# DATA EXTRACT:
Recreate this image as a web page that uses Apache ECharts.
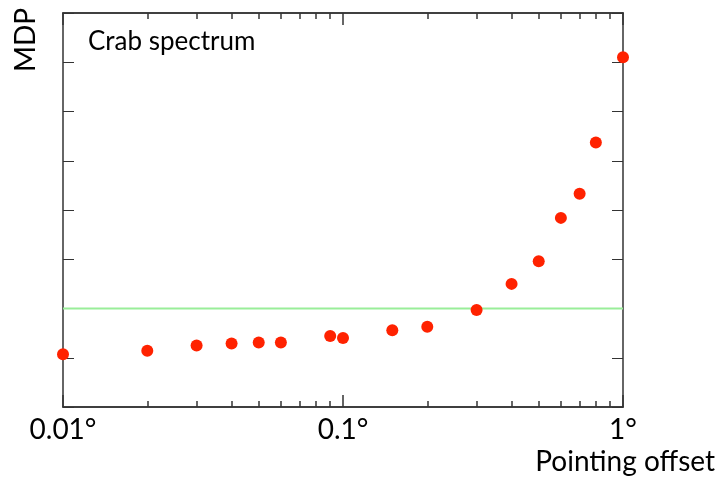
<!DOCTYPE html>
<html>
<head>
<meta charset="utf-8">
<script src="https://cdn.jsdelivr.net/npm/echarts@6/dist/echarts.min.js"></script>
<style>html,body{margin:0;padding:0;background:#fff;}#c{width:717px;height:483px;}</style>
</head>
<body>
<div id="c"></div>
<script>
// Data
const offsets = [0.01, 0.02, 0.03, 0.04, 0.05, 0.06, 0.09, 0.1, 0.15, 0.2, 0.3, 0.4, 0.5, 0.6, 0.7, 0.8, 1.0];
const mdpValues = [1.07, 1.14, 1.25, 1.29, 1.31, 1.31, 1.44, 1.40, 1.56, 1.63, 1.97, 2.50, 2.96, 3.84, 4.33, 5.37, 7.10];
const thresholdMDP = 2;
const majorTicks = [0.01, 0.1, 1];
const minorTicks = [0.02, 0.03, 0.04, 0.05, 0.06, 0.07, 0.08, 0.09, 0.2, 0.3, 0.4, 0.5, 0.6, 0.7, 0.8, 0.9];
const tickLabels = ['0.01°', '0.1°', '1°'];

const FONT = 'Lato, "Open Sans", sans-serif';
// log10 x-scale: the value axis runs in decades
const lg = v => Math.log10(v);
const points = offsets.map((x, i) => [lg(x), mdpValues[i]]);
const majorPos = majorTicks.map(lg);
const minorPos = minorTicks.map(lg);
const xMin = majorPos[0], xMax = majorPos[majorPos.length - 1];
const thresholdLine = [[xMin, thresholdMDP], [xMax, thresholdMDP]];
const axCols = ['#333333', '#343434', '#353535', '#363636'];
let k = 0;

function xAx(pos, ticks, len, showLabel) {
  const c = axCols[k++];
  return {
    type: 'value', min: -2, max: 0, position: pos,
    axisLine: {show: true, onZero: false, lineStyle: {color: c, width: 1.5}},
    axisTick: {show: true, inside: true, length: len, customValues: ticks, lineStyle: {color: c, width: 1.5}},
    axisLabel: {show: showLabel, customValues: majorPos, margin: 9, fontFamily: FONT, fontSize: 28, color: '#000',
      formatter: v => tickLabels[majorPos.findIndex(p => Math.abs(p - v) < 1e-6)] || ''},
    splitLine: {show: false}
  };
}
function yAx(pos) {
  return {
    type: 'value', min: 0, max: 8, interval: 1, position: pos,
    axisLine: {show: true, onZero: false, lineStyle: {color: '#333', width: 1.5}},
    axisTick: {show: true, inside: true, length: 11},
    axisLabel: {show: false}, splitLine: {show: false}
  };
}

const chart = echarts.init(document.getElementById('c'));
chart.setOption({
  animation: false,
  grid: {left: 63, right: 94, top: 13, bottom: 76},
  xAxis: [
    xAx('bottom', majorPos, 12, true),
    xAx('bottom', minorPos, 6, false),
    xAx('top', majorPos, 12, false),
    xAx('top', minorPos, 6, false)
  ],
  yAxis: [yAx('left'), yAx('right')],
  series: [
    {
      type: 'line', data: thresholdLine, showSymbol: false, symbol: 'none', silent: true,
      lineStyle: {color: '#99ee99', width: 2}, z: 1
    },
    {
      type: 'scatter', data: points, symbolSize: 12,
      itemStyle: {color: '#ff2200', opacity: 1}, z: 3
    }
  ]
});
chart.setOption({
  graphic: [
    {type: 'text', left: 88, top: 29, style: {text: 'Crab spectrum', fontFamily: FONT, fontSize: 26, fill: '#000'}},
    {type: 'text', x: 40, y: 72, rotation: Math.PI / 2, style: {text: 'MDP', fontFamily: FONT, fontSize: 28, fill: '#000', textVerticalAlign: 'bottom'}},
    {type: 'text', right: 2, top: 448, style: {text: 'Pointing offset', fontFamily: FONT, fontSize: 28, fill: '#000'}}
  ]
});
</script>
</body>
</html>
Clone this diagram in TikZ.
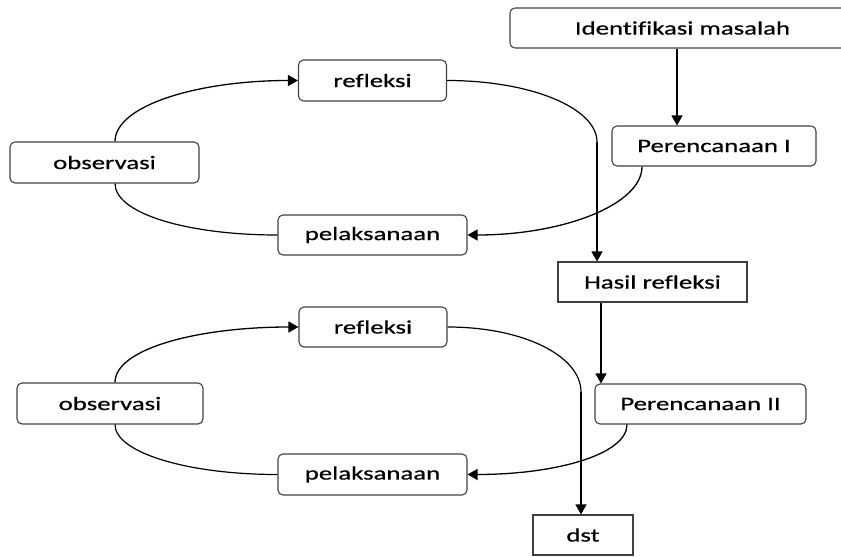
\documentclass[tikz,border=0pt]{standalone}
\usepackage{fontspec}
\setmainfont{Carlito}[FakeStretch=1.41, FakeBold=0.6, Ligatures={NoCommon}]
\usetikzlibrary{arrows.meta}
\begin{document}
\begin{tikzpicture}[x=1pt,y=1pt,
  rbox/.style={draw=black!75, line width=1.1pt, rounded corners=5pt, inner sep=0pt,
    font=\fontsize{19}{22}\selectfont, text=black},
  sbox/.style={rbox, rounded corners=0pt},
  conn/.style={line width=1.3pt, -{Triangle[length=10pt,width=11pt]}},
  link/.style={line width=1.2pt}
]
\useasboundingbox (0,0) rectangle (841,-557);
\clip (0,0) rectangle (841,-557);
% top part
\node[rbox, minimum width=340pt, minimum height=40pt] (idm) at (680,-28) {};
\node[font=\fontsize{19}{22}\selectfont] (idmt) at (682.5,-28) {Identifikasi masalah};
\node[rbox, minimum width=204pt, minimum height=40pt] (p1) at (714,-146) {Perencanaan I};
\node[rbox, minimum width=148pt, minimum height=41pt] (ref1) at (372.5,-80.5) {refleksi};
\node[rbox, minimum width=189pt, minimum height=40pt] (pel1) at (372.5,-235) {pelaksanaan};
\node[rbox, minimum width=189pt, minimum height=41pt] (obs1) at (104.5,-162.5) {observasi};
\node[sbox, minimum width=189pt, minimum height=40pt] (hasil) at (652.5,-282) {Hasil refleksi};
% bottom part
\node[rbox, minimum width=211pt, minimum height=40pt] (p2) at (700.5,-404) {Perencanaan II};
\node[rbox, minimum width=148pt, minimum height=40pt] (ref2) at (373,-327) {refleksi};
\node[rbox, minimum width=186pt, minimum height=41pt] (obs2) at (110,-403.5) {observasi};
\node[rbox, minimum width=189pt, minimum height=41pt] (pel2) at (372.5,-474.5) {pelaksanaan};
\node[sbox, minimum width=100pt, minimum height=40pt] (dst) at (583,-535) {dst};
% helper coordinates
\coordinate (a1) at (677,-48);
\coordinate (v1) at (597,-142);
\coordinate (v2) at (581,-392);
% connectors top
\draw[conn] (idm.south -| a1) -- (p1.north -| a1);
\draw[conn] ([xshift=10.5pt]obs1.north) .. controls +(0,36) and +(-100,0) .. (ref1.west);
\draw[link] (ref1.east) .. controls +(84,0) and +(0,34) .. (v1);
\draw[conn] (v1) -- (hasil.north -| v1);
\draw[conn] ([xshift=-72pt]p1.south) .. controls +(0,-38) and +(96,0) .. (pel1.east);
\draw[link] (pel1.west) .. controls +(-90,0) and +(0,-30) .. ([xshift=10.5pt]obs1.south);
\draw[conn] ([xshift=-51.5pt]hasil.south) -- ([xshift=-51.5pt]hasil.south |- p2.north);
% connectors bottom
\draw[conn] ([xshift=5pt]obs2.north) .. controls +(0,34) and +(-100,0) .. (ref2.west);
\draw[link] (ref2.east) .. controls +(76,0) and +(0,36) .. (v2);
\draw[conn] (v2) -- (dst.north -| v2);
\draw[conn] ([xshift=-73.5pt]p2.south) .. controls +(0,-30) and +(88,0) .. (pel2.east);
\draw[link] (pel2.west) .. controls +(-90,0) and +(0,-28) .. ([xshift=5pt]obs2.south);
\end{tikzpicture}
\end{document}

# TASK STATEMENT:
Reproduce exactly the run of lines that opens the listing and closes with the line holding "const tickLabels = ['0.01°', '0.1°', '1°'];". Pictures are excluded.

# EXERCISE SOLUTION:
Recreate this image as a web page that uses Apache ECharts.
<!DOCTYPE html>
<html>
<head>
<meta charset="utf-8">
<script src="https://cdn.jsdelivr.net/npm/echarts@6/dist/echarts.min.js"></script>
<style>html,body{margin:0;padding:0;background:#fff;}#c{width:717px;height:483px;}</style>
</head>
<body>
<div id="c"></div>
<script>
// Data
const offsets = [0.01, 0.02, 0.03, 0.04, 0.05, 0.06, 0.09, 0.1, 0.15, 0.2, 0.3, 0.4, 0.5, 0.6, 0.7, 0.8, 1.0];
const mdpValues = [1.07, 1.14, 1.25, 1.29, 1.31, 1.31, 1.44, 1.40, 1.56, 1.63, 1.97, 2.50, 2.96, 3.84, 4.33, 5.37, 7.10];
const thresholdMDP = 2;
const majorTicks = [0.01, 0.1, 1];
const minorTicks = [0.02, 0.03, 0.04, 0.05, 0.06, 0.07, 0.08, 0.09, 0.2, 0.3, 0.4, 0.5, 0.6, 0.7, 0.8, 0.9];
const tickLabels = ['0.01°', '0.1°', '1°'];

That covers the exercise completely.